Des bords de l’Océan Atlantique au Sénégal aux confins des massifs de l’Adamaoua au Cameroun en passant par les contreforts du Fouta Djalon en Guinée, le Niger, le Burkina Faso, le Nigeria et l’Ethiopie, les Peuls, dont beaucoup ne parlent pas la langue à cause des brassages et des vicissitudes de l’histoire,   constituent généralement la deuxième composante ethnique du pays. Ils n’ont pas donc vocation à déstabiliser les pays, mais d’être un ciment entre les différentes composantes.

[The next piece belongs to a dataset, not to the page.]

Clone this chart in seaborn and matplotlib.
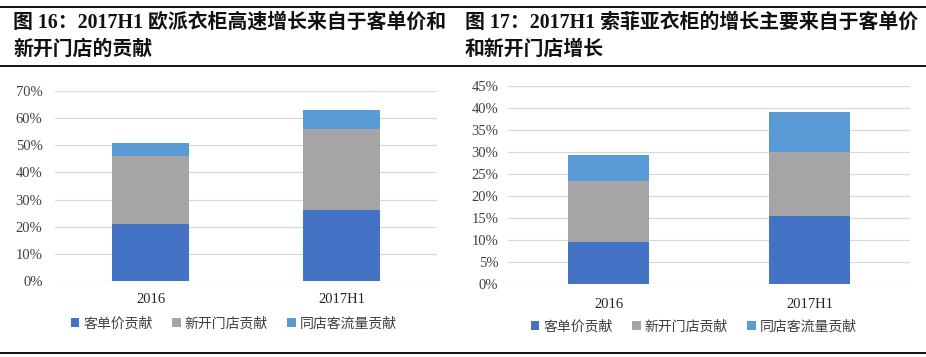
import matplotlib
matplotlib.use('Agg')
import matplotlib.pyplot as plt
import seaborn as sns
import pandas as pd
from matplotlib.patches import Patch
from matplotlib.lines import Line2D
from matplotlib.ticker import FuncFormatter, MultipleLocator

# данные (в %)
periods = ['2016', '2017H1']
series_names = ['客单价贡献', '新开门店贡献', '同店客流量贡献']
colors = ['#4472C4', '#A5A5A5', '#5B9BD5']

# 欧派
oppein_price = [21.0, 26.0]
oppein_new_store = [25.0, 30.0]
oppein_traffic = [5.0, 7.0]

# 索菲亚
sogal_price = [9.5, 15.6]
sogal_new_store = [14.0, 14.5]
sogal_traffic = [5.9, 9.0]

titles = ['图 16：2017H1 欧派衣柜高速增长来自于客单价和\n新开门店的贡献',
          '图 17：2017H1 索菲亚衣柜的增长主要来自于客单价\n和新开门店增长']

sns.set_theme(style='white')
plt.rcParams['font.family'] = ['Liberation Serif', 'Noto Sans CJK SC']

W, H = 926, 357
fig = plt.figure(figsize=(W / 100, H / 100), dpi=100)


def px(x0, y0, x1, y1):
    # пиксели -> доли фигуры
    return [x0 / W, 1 - y1 / H, (x1 - x0) / W, (y1 - y0) / H]


def draw_panel(ax, price, new_store, traffic, ymax, step, xpad, ypad):
    df = pd.DataFrame({'period': periods, 'price': price,
                       'new': new_store, 'traffic': traffic})
    df['lvl1'] = df['price']
    df['lvl2'] = df['price'] + df['new']
    df['lvl3'] = df['lvl2'] + df['traffic']
    # стек: рисуем сверху вниз
    for col, c in zip(['lvl3', 'lvl2', 'lvl1'], colors[::-1]):
        sns.barplot(data=df, x='period', y=col, color=c, width=0.4,
                    saturation=1, ax=ax, zorder=3, linewidth=0, edgecolor='none')
    ax.set_xlim(-0.5, 1.5)
    ax.set_ylim(0, ymax)
    ax.yaxis.set_major_locator(MultipleLocator(step))
    ax.yaxis.set_major_formatter(FuncFormatter(lambda v, p: f'{v:.0f}%'))
    ax.grid(axis='y', color='#D9D9D9', linewidth=0.9, zorder=0)
    ax.set_axisbelow(True)
    for s in ax.spines.values():
        s.set_visible(False)
    ax.set_xlabel('')
    ax.set_ylabel('')
    ax.tick_params(axis='y', length=0, pad=ypad, labelsize=10.5, labelcolor='#404040')
    ax.tick_params(axis='x', length=0, pad=xpad, labelsize=10.5, labelcolor='#262626')


ax1 = fig.add_axes(px(55, 91, 437, 281))
draw_panel(ax1, oppein_price, oppein_new_store, oppein_traffic, 70, 10, 8.5, 9)
ax2 = fig.add_axes(px(508, 86, 910, 284.3))
draw_panel(ax2, sogal_price, sogal_new_store, sogal_traffic, 45, 5, 10, 7)

handles = [Patch(facecolor=c, edgecolor='none') for c in colors]
for ax, cx, cy in [(ax1, 234, 324), (ax2, 694, 327)]:
    ax.legend(handles, series_names, loc='center', ncol=3, frameon=False,
              bbox_to_anchor=(cx / W, 1 - cy / H), bbox_transform=fig.transFigure,
              handlelength=0.6, handleheight=0.6, handletextpad=0.3,
              columnspacing=1.4, prop={'size': 10}, labelcolor='#404040')

# заголовки
for x0, t in zip([13, 465], titles):
    fig.text(x0 / W, 1 - 36 / H, t, fontsize=14.3, fontweight='bold',
             ha='left', va='center', linespacing=1.45, color='#111111')

# разделительные линии
for y in [7, 66, 353]:
    fig.add_artist(Line2D([0, 1], [1 - y / H] * 2, color='black',
                          linewidth=1.3, transform=fig.transFigure))

fig.savefig('out.png', dpi=100, facecolor='white')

Les Maliens ne doivent pas tomber dans le piège tendu par  l’ennemi. Au contraire, ils doivent démontrer à la face du monde entier que leur pays  est une vieille nation, qui fut quand beaucoup d’autres n’étaient pas encore, y compris en Europe. Et le Mali  d’attester, de la manière la plus éloquente, que sa réputation de pays de brassage n’est pas surfaite et qu’il a inventé la première Constitution du monde, la Charte de Kurukan Fuga en 1236 et le Sinankounya ou le cousinage à plaisanterie que beaucoup nous envient à travers le monde. Et que c’est sur un tel roc que viendront se briser toutes velléités  d’assujettissement d’où qu’elles viennent.